I became a Presbyterian in 1994. I left the moorings of the Episcopal Church for an affinity with the well-constructed theology that abided in the pulpits and classrooms of the Presbyterian Church (U.S.A.).
I didn’t know one important fact about the PC(USA): I was entering a denomination that for years had been arming itself for contestation. I have not known a day as a Presbyterian when the specter of contest and dispute has not been hanging over our church. The standard bearer has been ordination standards and human sexuality. But there have been others: Israel, Iraq, PUP, Washington Office, General Assembly Mission Council politics, and on and on.
Know the tune refrain, “And they’ll know we are Christians by our love?” Yet the rough and tumble tune of contest I have been hearing at the loudest volumes sounds like “And they’ll know that we are serious Presbyterians by our contests, our bouts over Book of Order supremacy, and by how well we can rally our people for the next vote.”
How many of us love the idea of winning — and reciprocally, fear losing — contests like the ordination fight more than we love the thought of having to be the church with those with whom we disagree?
While the ordination standard debate is important, my critique is that some of us are invested only in the contest itself. If it does not appear so to us on the inside, then it certainly appears that way to those on the outside more than we’d care to admit. Why is it that Presbytery meeting attendance (at least in the three presbyteries I have been associated with) seems to multiply every time a G-6 issue is before us? Is it that the other work of the presbytery is less important? I’ll be the first to confess that many presbytery meetings are exhaustingly dull. But I marvel at fellow presbyters we do not lay eyes upon except once every two years when they come to sway the body to their side as G-6 appears on the agenda. Our sinfulness, our love of victory, and our erroneous need to prove an opponent wrong ratchet our adrenaline and spur us on to contest.
Years ago I attend a presbytery meeting where G-6 was on the docket. A missionary from Africa spoke up: the vote would fail to resolve the dispute, he said, because the order of the day called for five minutes of prayer and one hour of debate. He made a failed motion to reverse the two: one hour of prayer and five minutes of debate. The presbytery politely laughed at him. I am convinced some 13 years later that he was right. The presbyters had decided the merits of the arguments and prescribed their votes long before they had arrived.

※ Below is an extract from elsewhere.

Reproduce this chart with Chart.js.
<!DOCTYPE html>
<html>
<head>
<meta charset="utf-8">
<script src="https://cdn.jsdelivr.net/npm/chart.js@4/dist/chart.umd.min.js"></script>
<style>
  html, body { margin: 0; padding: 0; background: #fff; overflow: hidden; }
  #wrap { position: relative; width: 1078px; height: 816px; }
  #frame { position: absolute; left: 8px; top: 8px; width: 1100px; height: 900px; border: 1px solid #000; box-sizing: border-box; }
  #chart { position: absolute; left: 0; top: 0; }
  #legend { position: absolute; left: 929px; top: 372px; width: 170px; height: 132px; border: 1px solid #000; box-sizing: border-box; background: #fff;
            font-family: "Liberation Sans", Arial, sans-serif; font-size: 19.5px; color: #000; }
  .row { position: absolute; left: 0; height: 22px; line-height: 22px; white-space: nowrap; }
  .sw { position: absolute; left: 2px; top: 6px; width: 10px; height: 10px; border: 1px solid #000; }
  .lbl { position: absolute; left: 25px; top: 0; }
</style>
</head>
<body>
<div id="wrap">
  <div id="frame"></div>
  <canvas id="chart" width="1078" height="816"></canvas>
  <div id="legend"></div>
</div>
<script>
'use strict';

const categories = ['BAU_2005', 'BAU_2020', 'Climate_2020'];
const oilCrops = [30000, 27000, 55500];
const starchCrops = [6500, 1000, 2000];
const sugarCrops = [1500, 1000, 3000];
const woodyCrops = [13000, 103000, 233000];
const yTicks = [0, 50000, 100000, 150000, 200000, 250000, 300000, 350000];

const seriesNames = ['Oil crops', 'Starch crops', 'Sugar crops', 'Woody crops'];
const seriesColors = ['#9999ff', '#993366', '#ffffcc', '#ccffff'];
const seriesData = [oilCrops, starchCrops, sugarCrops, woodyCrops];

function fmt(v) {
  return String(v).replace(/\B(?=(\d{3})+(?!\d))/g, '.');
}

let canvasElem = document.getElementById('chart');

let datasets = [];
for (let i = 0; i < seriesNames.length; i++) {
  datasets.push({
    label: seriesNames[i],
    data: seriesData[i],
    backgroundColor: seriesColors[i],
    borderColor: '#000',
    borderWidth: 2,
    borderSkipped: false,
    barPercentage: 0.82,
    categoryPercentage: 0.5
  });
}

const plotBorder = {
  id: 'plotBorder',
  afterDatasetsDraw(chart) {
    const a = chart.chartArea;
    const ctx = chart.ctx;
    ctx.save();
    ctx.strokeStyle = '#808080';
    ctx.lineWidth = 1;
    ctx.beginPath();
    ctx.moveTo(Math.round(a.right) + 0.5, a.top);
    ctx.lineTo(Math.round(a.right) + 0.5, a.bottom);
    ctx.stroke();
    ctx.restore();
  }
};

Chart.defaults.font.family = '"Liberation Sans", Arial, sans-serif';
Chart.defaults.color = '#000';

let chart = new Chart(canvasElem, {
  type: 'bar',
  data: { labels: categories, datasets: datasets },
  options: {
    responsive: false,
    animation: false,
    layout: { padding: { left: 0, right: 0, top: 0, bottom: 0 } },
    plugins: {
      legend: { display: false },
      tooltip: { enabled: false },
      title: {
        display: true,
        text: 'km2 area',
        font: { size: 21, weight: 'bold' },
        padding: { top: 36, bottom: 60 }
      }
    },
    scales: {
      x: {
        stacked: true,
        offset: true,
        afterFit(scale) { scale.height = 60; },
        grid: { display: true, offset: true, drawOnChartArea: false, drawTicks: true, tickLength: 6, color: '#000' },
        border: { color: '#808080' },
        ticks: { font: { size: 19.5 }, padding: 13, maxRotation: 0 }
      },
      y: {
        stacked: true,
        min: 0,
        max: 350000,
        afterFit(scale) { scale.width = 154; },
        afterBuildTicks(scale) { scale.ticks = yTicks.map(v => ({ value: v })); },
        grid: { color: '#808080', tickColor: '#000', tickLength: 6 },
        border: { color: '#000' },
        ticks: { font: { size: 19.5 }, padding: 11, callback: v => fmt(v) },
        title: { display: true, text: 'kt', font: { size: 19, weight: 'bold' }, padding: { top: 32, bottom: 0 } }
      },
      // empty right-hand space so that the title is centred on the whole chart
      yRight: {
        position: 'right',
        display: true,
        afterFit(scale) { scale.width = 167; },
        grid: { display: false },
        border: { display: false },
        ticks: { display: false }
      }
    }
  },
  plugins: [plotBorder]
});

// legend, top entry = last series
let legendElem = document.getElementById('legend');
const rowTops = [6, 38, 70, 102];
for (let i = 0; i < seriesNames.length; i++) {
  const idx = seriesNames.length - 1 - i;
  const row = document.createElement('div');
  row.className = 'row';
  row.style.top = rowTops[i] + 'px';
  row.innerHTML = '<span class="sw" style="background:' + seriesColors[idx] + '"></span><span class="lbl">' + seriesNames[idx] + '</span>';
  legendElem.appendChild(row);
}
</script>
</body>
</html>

The debate was only for the sake of contestation — the need, the love, or the desire to be argumentative and disputative for the adrenaline rush.
Two paragraphs in an old part of the Book of Order extinguish the idolatrous rush of contest and attempt to right the ship: G-1.0304 and G-1.0305. In the first we are reminded that truth is in order to goodness. In the second we are instructed that while the truth is good, it will remain constant that good people of sound judgment will disagree about the implications of the truth. The church officers I train are usually impressed with this reasonable approach. The paragraph (G-1.0305) ends with a call to forbearing duty when disagreements occur: “And in all these [disagreements] we think it the duty both of private Christians and societies to exercise mutual forbearance toward each other.”
That just might be it — a call to forbearance over and against a call to contest. I for one will welcome it.
CHRISTOPHER H. EDMONSTON is pastor of Howard Memorial Church, Tarboro, N.C.